Democrats' Build Back Better budget reconciliation bill currently proposes even more aggressive changes to royalty rates, royalty relief, minimum bids, and non-competitive leasing than Interior's report, said Glenn Schwartz, energy policy director of Rapidan Energy Group.

Schwartz added that any regulatory changes on acreage are not "all that necessary." While the Mineral Leasing Act requires quarterly auctions for federal leasing, it gives the Interior Secretary wide discretion under the existing statute to "determine where and how much acreage is offered up."

"While an outright ban was always illegal, this discretion vests [Interior and its Bureau of Land Management] with all the authority it needs to control the flow of leases and permits as it sees fit," Schwartz said. "So, in that way, the changes proposed by this report don't really change our outlook on oil and gas production.

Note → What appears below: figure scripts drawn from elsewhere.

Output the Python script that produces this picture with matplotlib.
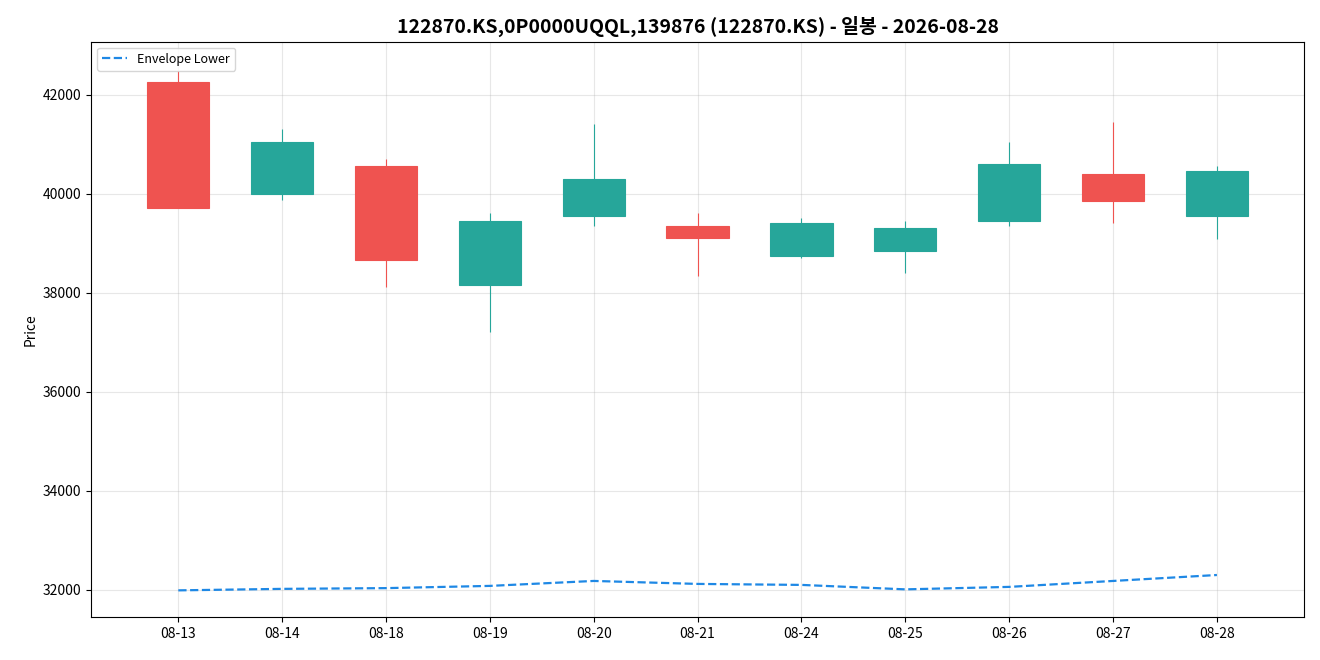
"""
Daily candles for 122870.KS with the lower envelope line.
"""
import matplotlib
matplotlib.use('Agg')
import matplotlib.pyplot as plt

plt.rcParams['font.family'] = ['Noto Sans CJK KR', 'DejaVu Sans']

# raw data
dates = ['08-13', '08-14', '08-18', '08-19', '08-20', '08-21',
         '08-24', '08-25', '08-26', '08-27', '08-28']
opens = [42250, 40000, 40550, 38150, 39550, 39350, 38750, 38850, 39450, 40400, 39550]
closes = [39700, 41050, 38650, 39450, 40300, 39100, 39400, 39300, 40600, 39850, 40450]
highs = [42480, 41300, 40700, 39600, 41400, 39600, 39500, 39450, 41050, 41450, 40550]
lows = [39700, 39880, 38120, 37200, 39350, 38330, 38700, 38400, 39350, 39400, 39080]
env_lower = [31990, 32020, 32035, 32080, 32180, 32120, 32100, 32010, 32060, 32180, 32300]

up_color = '#26a69a'
down_color = '#ef5350'

fig, ax = plt.subplots(figsize=(13.2, 6.6), dpi=100)

x = list(range(len(dates)))
for i in x:
    o, c, h, l = opens[i], closes[i], highs[i], lows[i]
    color = up_color if c >= o else down_color
    ax.vlines(i, l, h, color=color, linewidth=0.8, zorder=2)
    ax.bar(i, abs(c - o), bottom=min(o, c), width=0.6, color=color,
           edgecolor=color, linewidth=0.8, zorder=3)

ax.plot(x, env_lower, linestyle='--', color='#1e88e5', linewidth=1.6,
        label='Envelope Lower', zorder=4)

ax.set_xticks(x)
ax.set_xticklabels(dates)
ax.set_xlim(-0.84, 10.84)
ax.set_ylim(31450, 43070)
ax.set_ylabel('Price')
ax.set_title('122870.KS,0P0000UQQL,139876 (122870.KS) - 일봉 - 2026-08-28',
             fontsize=14, fontweight='bold')
ax.grid(True, alpha=0.3)
ax.legend(loc='upper left', fontsize=9)

plt.subplots_adjust(left=0.069, right=0.988, top=0.937, bottom=0.065)
plt.savefig('out.png')
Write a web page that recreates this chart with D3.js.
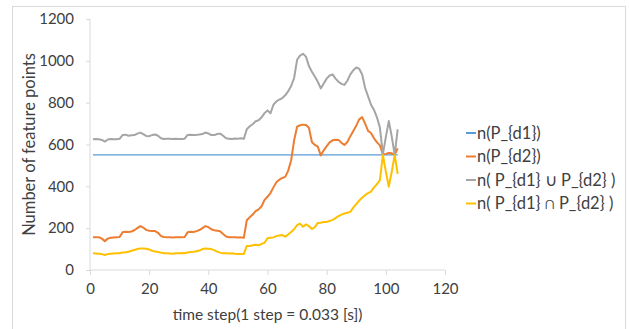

Any changes made through regulation or bureaucratic discretion can be undone fairly easily by a future administration that takes a more positive view towards fossil fuel development on federal lands."

Kevin Book, managing director of ClearView Energy Partners, said the timing of the report — the Friday after Thanksgiving — suggests "that the White House may have hoped to minimize criticisms linking current gasoline prices to the administration's federal oil and gas strictures."

Book added that the release of the report could also signal that the White House is making the case to Senate Democrats to retain the reforms in the budget reconciliation package as they make changes to the version the House of Representatives passed.

He said the White House may also be looking to tamp down criticism for tapping the Strategic Petroleum Reserve in an explicit effort to lower oil prices.

"Administration officials may have judged that the federal lands report would provide a way to show environmental stakeholders that Biden remains committed to his green agenda (and perhaps better still if the White House can do so on a quiet news day)," Book said in Nov. 26 note.

Declining production

On royalty rates, Interior determined they were too low at 12.5% and recommended raising rates to be more in line with states such as Texas, where producers pay as much as 25%. The report said that when state royalty rates were increased in Colorado and Texas to 20% and 20-25%, respectively, "there was no significant effect on production from state lands after state royalty rates were raised."

Production in gas plays located on federal land has been in slow, steady rates of decline for years, as most operators have transitioned to state and private lands following the shale revolution. For example, the Piceance Basin, located in western Colorado, averaged more than 2 Bcf/d in 2012, according to S&P Global Platts Analytics data. It has averaged 1.26 Bcf/d year to date in 2021. The Powder River in Wyoming, another play located primarily on federal land, averaged 1.38 Bcf/d in 2011. It is down to 713 MMcf/d so far in 2021.

"As the United States experiences a growing energy crisis, the Biden administration continues to pursue troubling policies for all American households and especially the men and women of our industry who work every day to provide our country with the oil and natural gas needed for daily life," the New Mexico Oil and Gas Association said in a statement. "While the White House has begged OPEC to increase its output, thousands of New Mexicans stand ready and willing to do their jobs right here, right now."

The DOI has the power to increase royalty and bonding rates on its own. However, having the higher rates backed by legislation would better shield the policies from court battles.

Raising the onshore royalty rate to 18.75%, the rate currently charged for drilling in deep waters offshore would generate an additional $1 billion/year between now and 2050, according to research by Resources for the Future. A royalty rate of 25% for both onshore and offshore drilling would double that number to $2 billion/year.

Brian Prest, a researcher with Resources for the Future, determined "raising royalty rates is unlikely to have major effects on oil and gas production or emissions" and would likely lead to "leakage of oil and gas production to non-federal sources."